In support of this strategy, Thorn is moving to MemSQL Helios, the fully managed, on-demand, and elastic cloud database from MemSQL. Where MemSQL 7.0 meets Thorn’s database needs, MemSQL Helios meets Thorn’s operational needs – removing work from Thorn’s development and operations personnel, and leaving it in the hands of MemSQL.
Peter Parente, data engineer at Thorn, puts it well: “We want to focus our time on building the application for our mission, rather than managing every detail of exactly how the data is going to be stored.” Now, Thorn can focus on growing Spotlight to meet the needs of its users and fulfill its mission: to build technology to defend children from sexual abuse.
What Thorn Delivers
As Thorn describes it, new technologies can be used by abusers to facilitate abuse – and, thankfully, the same new technologies can be leveraged to stop this abuse. Thorn leverages data to find trafficked children faster, building technology to create a world where every child can be safe, curious, and happy.

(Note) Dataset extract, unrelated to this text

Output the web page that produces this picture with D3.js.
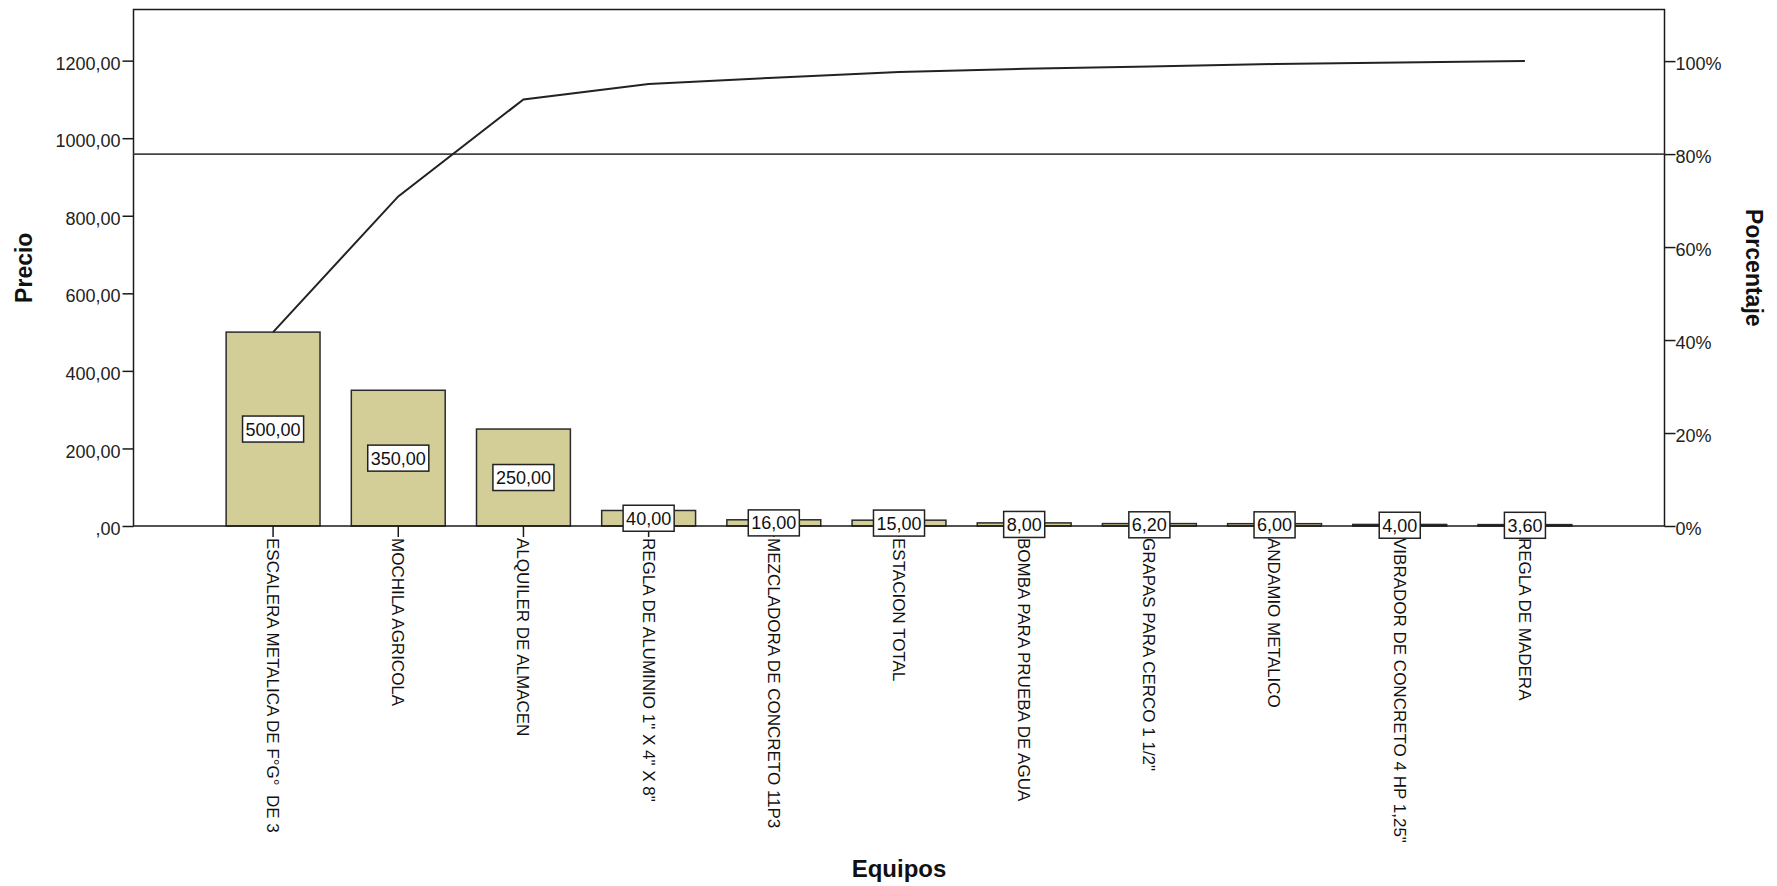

There are more than 150,000 escort ads posted daily across the US, totaling in the millions of ads a year – and, somewhere in that mountain of data, children are being sold for sex. Thorn’s research shows that 63% of child sex trafficking survivors were advertised online at some point. Harnessing that data, Spotlight is offered for free to users who are involved in actively investigating child sex trafficking cases.
When Thorn started several years ago, they only focused on a few problematic sites and online sources. Now, the number of sites with child sex trafficking content is increasing, and the user base for Spotlight has grown. Thorn is a strong example of the need that so many organizations have for nearly limitless scalability and concurrent access.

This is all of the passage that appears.